Table Of Contents

Previous topic

clfs.stats

Next topic

clfs.warehouse

This content refers to the previous stable release of PyMVPA. Please visit www.pymvpa.org for the most recent version of PyMVPA and its documentation.

clfs.transerror

Module: clfs.transerror

Inheritance diagram for mvpa.clfs.transerror:

Utility class to compute the transfer error of classifiers.

Classes

ClassifierError

class mvpa.clfs.transerror.ClassifierError(clf, labels=None, train=True, **kwargs)

Bases: mvpa.misc.state.ClassWithCollections

Compute (or return) some error of a (trained) classifier on a dataset.

See also

Please refer to the documentation of the base class for more information:

ClassWithCollections

Note

Available state variables:

  • confusion: State variable
  • training_confusion: Proxy training_confusion from underlying classifier.

(States enabled by default are listed with +)

See also

Please refer to the documentation of the base class for more information:

ClassWithCollections

Initialization.

Parameters:
  • clf (Classifier) – Either trained or untrained classifier
  • labels (list) – if provided, should be a set of labels to add on top of the ones present in testdata
  • train (bool) – unless train=False, classifier gets trained if trainingdata provided to __call__
  • enable_states (None or list of basestring) – Names of the state variables which should be enabled additionally to default ones
  • disable_states (None or list of basestring) – Names of the state variables which should be disabled
clf
confusion = None

TODO Think that labels might be also symbolic thus can’t directly be indicies of the array

labels
untrain()

Untrain the *Error which relies on the classifier

ConfusionBasedError

class mvpa.clfs.transerror.ConfusionBasedError(clf, labels=None, confusion_state='training_confusion', **kwargs)

Bases: mvpa.clfs.transerror.ClassifierError

For a given classifier report an error based on internally computed error measure (given by some ConfusionMatrix stored in some state variable of Classifier).

This way we can perform feature selection taking as the error criterion either learning error, or transfer to splits error in the case of SplitClassifier

See also

Please refer to the documentation of the base class for more information:

ClassifierError

Note

Available state variables:

  • confusion: State variable
  • training_confusion: Proxy training_confusion from underlying classifier.

(States enabled by default are listed with +)

See also

Please refer to the documentation of the base class for more information:

ClassifierError

Initialization.

Parameters:
  • clf (Classifier) – Either trained or untrained classifier
  • confusion_state – Id of the state variable which stores ConfusionMatrix
  • labels (list) – if provided, should be a set of labels to add on top of the ones present in testdata
  • train (bool) – unless train=False, classifier gets trained if trainingdata provided to __call__
  • enable_states (None or list of basestring) – Names of the state variables which should be enabled additionally to default ones
  • disable_states (None or list of basestring) – Names of the state variables which should be disabled
  • enable_states – Names of the state variables which should be enabled additionally to default ones
  • disable_states – Names of the state variables which should be disabled

ConfusionMatrix

class mvpa.clfs.transerror.ConfusionMatrix(labels=None, labels_map=None, **kwargs)

Bases: mvpa.clfs.transerror.SummaryStatistics

Class to contain information and display confusion matrix.

Implementation of the SummaryStatistics in the case of classification problem.
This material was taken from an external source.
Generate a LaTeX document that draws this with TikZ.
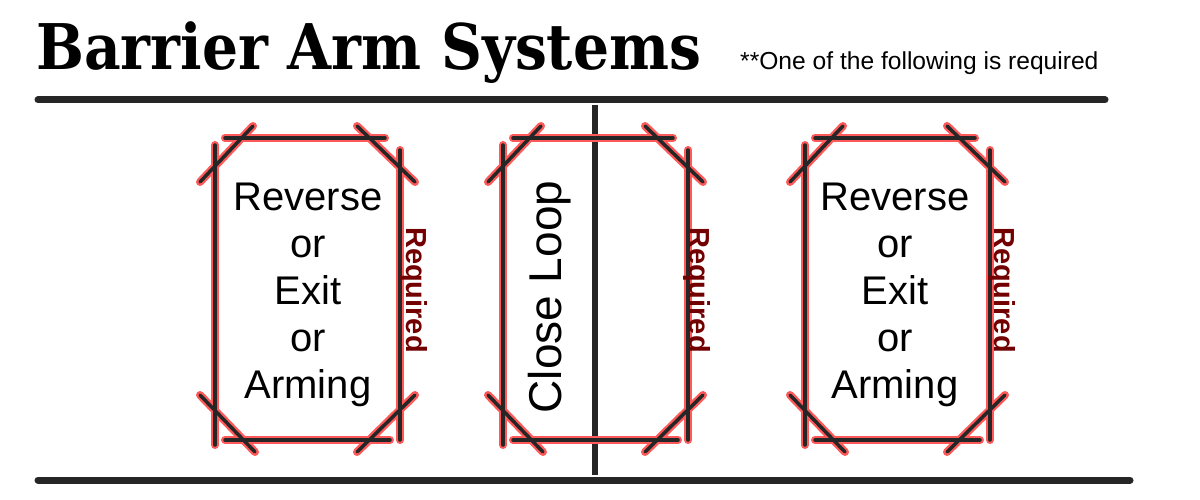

Actual computation of confusion matrix is delayed until all data is acquired (to figure out complete set of labels). If testing data doesn’t have a complete set of labels, but you like to include all labels, provide them as a parameter to the constructor.

Confusion matrix provides a set of performance statistics (use asstring(description=True) for the description of abbreviations), as well ROC curve (http://en.wikipedia.org/wiki/ROC_curve) plotting and analysis (AUC) in the limited set of problems: binary, multiclass 1-vs-all.

Initialize ConfusionMatrix with optional list of labels

Parameters:
  • labels (list) – Optional set of labels to include in the matrix
  • labels_map (None or dict) – Dictionary from original dataset to show mapping into numerical labels
  • targets – Optional set of targets
  • predictions – Optional set of predictions
asstring(short=False, header=True, summary=True, description=False)

‘Pretty print’ the matrix

Parameters:
  • short (bool) – if True, ignores the rest of the parameters and provides consise 1 line summary
  • header (bool) – print header of the table
  • summary (bool) – print summary (accuracy)
  • description (bool) – print verbose description of presented statistics
error
getLabels_map()
labels
labels_map
matrices

Return a list of separate confusion matrix per each stored set

matrix
percentCorrect
plot(labels=None, numbers=False, origin='upper', numbers_alpha=None, xlabels_vertical=True, numbers_kwargs={}, **kwargs)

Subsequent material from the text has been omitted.